Do they have a sustainable future in football in the coming years?
It is another
blow for the terrestrial broadcaster which after next season will have no
rights whatsoever to club football on a live basis. ITV has been the home of
free-to-air football for several years now and took pride and place in having
many of the key football matches live and free for its viewers. In July, they
lost the FA Cup contract in a joint bid by BT Sport and the BBC, meaning that
this season’s edition will be the sixth and final season of showing live rights
– beginning by screening Northampton Town’s narrow 2-1 victory over Bishop’s
Stortford in the first round on Sunday.
Now they have
lost the unique selling identity that had set the standard for their sports
programming. ITV has been a partner of the UEFA competitions since 1993 and it
was one of the longest partnerships in terms of a broadcaster/competition
agreement. ITV has screened every single Champions League final since 1994, the
majority of the UEFA Super Cup finals in that time and many matches from the
Europa League and its former competition, the UEFA Cup. Manchester United,
Arsenal, Chelsea, Liverpool and recently, Manchester City fans will have got
used to ITV’s live coverage of the crunch matches in the past two decades.
The last few
years have been difficult for ITV in general, with falling advertising revenues
and viewing figures that have dipped, especially for sporting coverage. They
exited their sound Formula One contract in 2008 in a bid to keep the Champions
League. Now five years on, it doesn’t look such a smart move, especially with
the F1 fans that now have to accept the rights will be exclusive to Sky Sports
within the next 18 months. While they will be showing French Open tennis, the
Tour de France, the 2015 Rugby World Cup and the British Touring Car
Championship, ITV’s sporting portfolio is starting to look rather thin on the
ground.
Some of their
main presenters have now got some tough decisions to make. ITV (football ident pictured) will still
remain the home of England internationals until 2018 at the absolute latest but
that is it and it will be interesting to see what main anchor Adrian Chiles
does, along with chief pundit Lee Dixon and commentator Clive Tydlesey. I would
be surprised to see all three sticking with just live England games for the
next five years once the conclusion of the 2014-15 season takes its course.
BT’s
bombshell has shaken up the market and will put Sky under pressure when it
comes to the bidding for the next Premier League TV live contracts. Already a
joint partner, BT has shown it has the money power to match Sky and I don’t
think they will be going away in a hurry. Unlike Setanta Sports, ITV Digital
and ESPN, BT Sport is here to stay.
The football
fan is starting to lose out. While BT has promised in its agreement with UEFA
that they will show the final of each competition live on free-to-air, as well
as each British participating club at least once per season, it still isn’t
good news. On an average season for the normal neutral that doesn’t have access
to pay for Sky, ITV would show nearly 50 live matches of European football on
its main channel or on ITV4. From 2015-16, that number will go down to around 8
live free matches. Football, like many other sports is becoming a pay-per-view service
and it won’t be long before there won’t be any sport free to watch. The market
is becoming quite loft-sided. The BBC might have the FA Cup back from next
season but prefer to focus on highlights nowadays. Channel 4 have no interest
in getting into football bidding, whilst Channel Five have completely
disappeared since pulling out of its Europa League deal at the end of the
2011-12 season. ITV is more likely now to pump the money it will be saving from
the lack of live football into more gritty dramas or revive failing shows like
the X-Factor and Britain’s Got Talent – both who arguably have had their best
days behind them. For football nuts, this new deal with BT is bad news, unless
you can afford to subscribe to the service.
While ITV
will still remain the home of England football for the next five years, it is
no longer a serious player in the football market when it comes to live rights.

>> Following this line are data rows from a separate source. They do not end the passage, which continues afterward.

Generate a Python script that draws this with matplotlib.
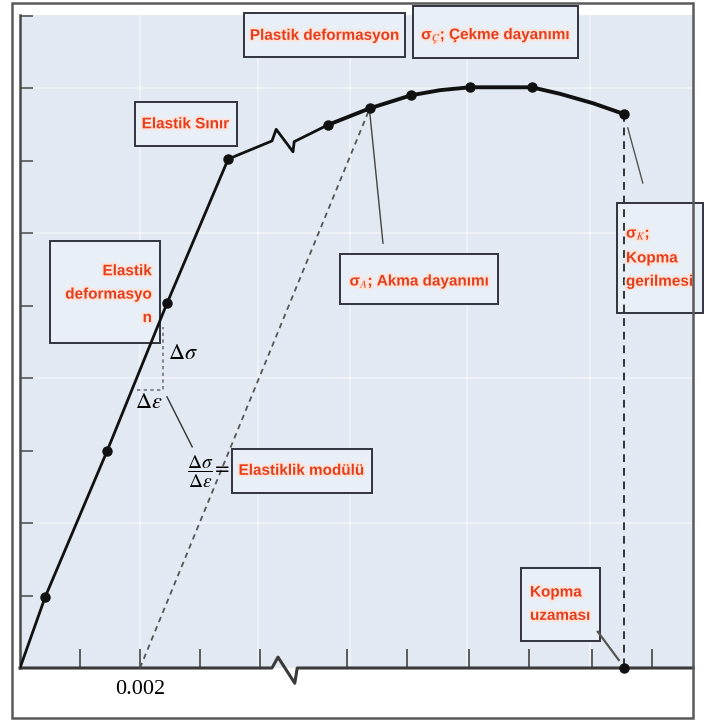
import matplotlib.pyplot as plt
import matplotlib.patheffects as pe
from matplotlib.patches import Rectangle

plt.rcParams['mathtext.fontset'] = 'stix'

# ==== veri: x = birim uzama (tik aralığı), y = gerilme (tik aralığı) ====
elastic_x = [0.0, 0.42, 1.45, 2.45, 3.47]
elastic_y = [0.0, 0.98, 2.99, 5.03, 7.02]
break_x = [3.47, 4.20, 4.27, 4.55, 4.57, 5.13]
break_y = [7.02, 7.27, 7.43, 7.12, 7.26, 7.49]
plastic_x = [5.13, 5.83, 6.52, 7.00, 7.50, 8.53, 9.00, 9.55, 10.07]
plastic_y = [7.49, 7.72, 7.90, 7.97, 8.01, 8.01, 7.92, 7.79, 7.64]
marker_x = [0.42, 1.45, 2.45, 3.47, 5.13, 5.83, 6.52, 7.50, 8.53, 10.07]
marker_y = [0.98, 2.99, 5.03, 7.02, 7.49, 7.72, 7.90, 8.01, 8.01, 7.64]
tail_x = [10.13, 10.38]
tail_y = [7.45, 6.69]
offset_x = [2.0, 5.83]
offset_y = [0.0, 7.72]
fracture_x = 10.07
fracture_y = 7.64
tri_x = [1.95, 2.38, 2.38]
tri_y = [3.83, 3.83, 4.70]
axis_x = [0, 4.20, 4.30, 4.58, 4.62, 11.22]
axis_y = [0, 0, 0.15, -0.21, 0, 0]
xticks = [1, 2, 3, 4, 5.45, 6.45, 7.48, 8.48, 9.53, 10.53]
xtick_labels = ['', '0.002', '', '', '', '', '', '', '', '']
yticks = [1, 2, 3, 4, 5, 6, 7, 8, 9]
grid_x = [2, 3.97, 5.5, 7.45, 9.5]
grid_y = [2, 4, 6, 8]

# ==== kutular ve yazılar ====
red = '#e63d1c'
label_font = ['Liberation Sans Narrow', 'Liberation Sans', 'DejaVu Sans']
boxes = [
    (3.73, 8.43, 6.42, 9.03),   # Plastik deformasyon
    (6.55, 8.41, 9.30, 9.13),   # Çekme dayanımı
    (1.92, 7.20, 3.62, 7.81),   # Elastik Sınır
    (0.50, 4.48, 2.33, 5.89),   # Elastik deformasyon
    (5.33, 5.02, 7.97, 5.71),   # Akma dayanımı
    (3.53, 2.41, 5.87, 3.02),   # Elastiklik modülü
    (9.95, 4.90, 11.38, 6.41),  # Kopma gerilmesi
    (8.35, 0.37, 9.67, 1.38),   # Kopma uzaması
]
labels = [
    ('Plastik deformasyon', 5.08, 8.72, 'center'),
    ('σ$_{Ç}$; Çekme dayanımı', 7.93, 8.72, 'center'),
    ('Elastik Sınır', 2.76, 7.50, 'center'),
    ('Elastik\ndeformasyo\nn', 2.20, 5.15, 'right'),
    ('σ$_{A}$; Akma dayanımı', 6.66, 5.33, 'center'),
    ('Elastiklik modülü', 4.70, 2.72, 'center'),
    ('σ$_{K}$;\nKopma\ngerilmesi', 10.10, 5.65, 'left'),
    ('Kopma\nuzaması', 8.50, 0.88, 'left'),
]

fig = plt.figure(figsize=(7.12, 7.22), dpi=100)
ax = fig.add_axes([20 / 712, 54 / 722, 673 / 712, 653 / 722])
ax.set_facecolor('#e2e9f2')
ax.set_xlim(0, 11.217)
ax.set_ylim(0, 9.007)

for gx in grid_x:
    ax.axvline(gx, color='white', lw=1.4, alpha=0.45, zorder=0.5)
for gy in grid_y:
    ax.axhline(gy, color='white', lw=1.4, alpha=0.45, zorder=0.5)

for s in ['top', 'right', 'bottom']:
    ax.spines[s].set_visible(False)
ax.spines['left'].set_color('#4a4a4a')
ax.spines['left'].set_linewidth(1.8)

ax.set_xticks(xticks)
ax.set_xticklabels(xtick_labels, fontsize=16, family=['Liberation Serif', 'DejaVu Serif'])
ax.set_yticks(yticks)
ax.set_yticklabels([])
ax.tick_params(axis='x', direction='in', length=14, width=1.2, color='#444444', pad=9)
ax.tick_params(axis='y', direction='in', length=9, width=1.2, color='#555555')

# alt eksen (kırıklı)
ax.plot(axis_x, axis_y, color='#3a3a3a', lw=2.2, clip_on=False, zorder=3)

# kutular
for x0, y0, x1, y1 in boxes:
    ax.add_patch(Rectangle((x0, y0), x1 - x0, y1 - y0, facecolor='#e8eff7',
                           edgecolor='#33333f', lw=1.4, clip_on=False, zorder=2))

# kesikli yardımcı çizgiler
ax.plot(offset_x, offset_y, color='#555555', lw=1.3, ls=(0, (3, 2.5)), zorder=3)
ax.plot([fracture_x, fracture_x], [fracture_y, 0], color='#333333', lw=1.4,
        ls=(0, (4, 3)), zorder=3)
ax.plot(tri_x, tri_y, color='#777777', lw=1.2, ls=(0, (2, 2)), zorder=3)

# ince işaret çizgileri
ax.plot([5.83, 6.05], [7.66, 5.86], color='#444444', lw=1.0, zorder=3)
ax.plot([2.45, 2.87], [3.74, 3.05], color='#333333', lw=1.0, zorder=3)
ax.plot([9.63, 9.98], [0.50, 0.11], color='#555555', lw=1.6, zorder=3)
ax.plot(tail_x, tail_y, color='#555555', lw=1.0, zorder=3)

# gerilme-uzama eğrisi
ax.plot(elastic_x, elastic_y, color='#111111', lw=2.0, zorder=4)
ax.plot(break_x, break_y, color='#111111', lw=2.0, zorder=4)
ax.plot(plastic_x, plastic_y, color='#111111', lw=2.8, zorder=4)
ax.plot(marker_x, marker_y, ls='none', marker='o', ms=6.5, color='#111111', zorder=5)
ax.plot([fracture_x], [0], ls='none', marker='o', ms=6.5, color='#111111',
        clip_on=False, zorder=5)

# kırmızı etiketler
halo = [pe.withStroke(linewidth=3, foreground='#fbe4dc')]
for txt, x, y, ha in labels:
    ax.text(x, y, txt, color=red, fontsize=11, fontweight='bold', family=label_font,
            ha=ha, va='center', linespacing=1.85, path_effects=halo, zorder=6, clip_on=True)

# Δσ / Δε
ax.text(2.72, 4.35, r'$\Delta\sigma$', fontsize=16, ha='center', va='center', zorder=6)
ax.text(2.15, 3.67, r'$\Delta\varepsilon$', fontsize=16, ha='center', va='center', zorder=6)
ax.text(2.78, 2.70, r'$\dfrac{\Delta\sigma}{\Delta\varepsilon}$=', fontsize=14,
        ha='left', va='center', zorder=6)

# dış çerçeve
fig.patches.append(Rectangle((12 / 712, 4 / 722), 681 / 712, 715 / 722,
                             transform=fig.transFigure, fill=False,
                             edgecolor='#5a5a5a', lw=1.8))

fig.savefig('out.png', dpi=100, facecolor='white')
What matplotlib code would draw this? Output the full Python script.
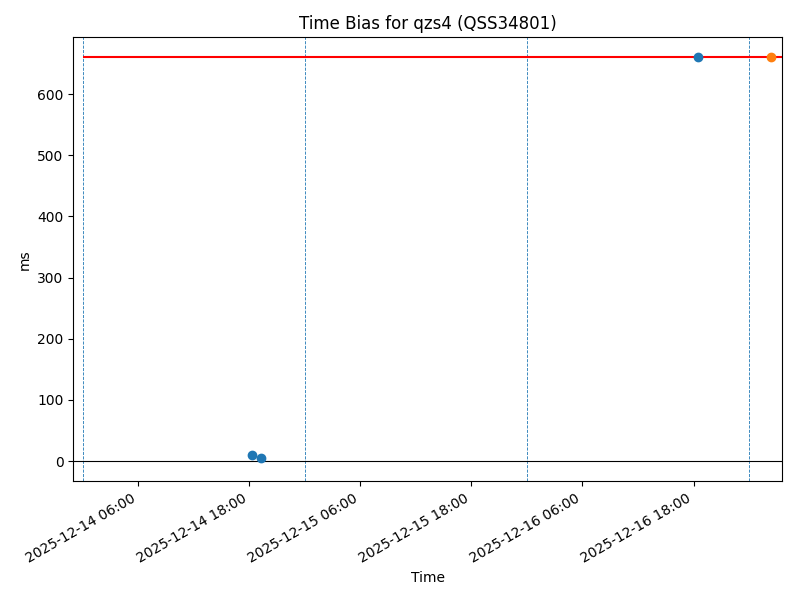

Adam Crozier, a former chief executive of the FA, is now head of ITV’s
programming and now has a big decision to make. He either needs to centre
football for the channel on a quality highlights service or scrap the sport
altogether. The future of live football on terrestrial television is looking
very bleak now and I reckon that by 2020, if you want to see the nation’s top
sport live, you will have to pay for it, simple as that.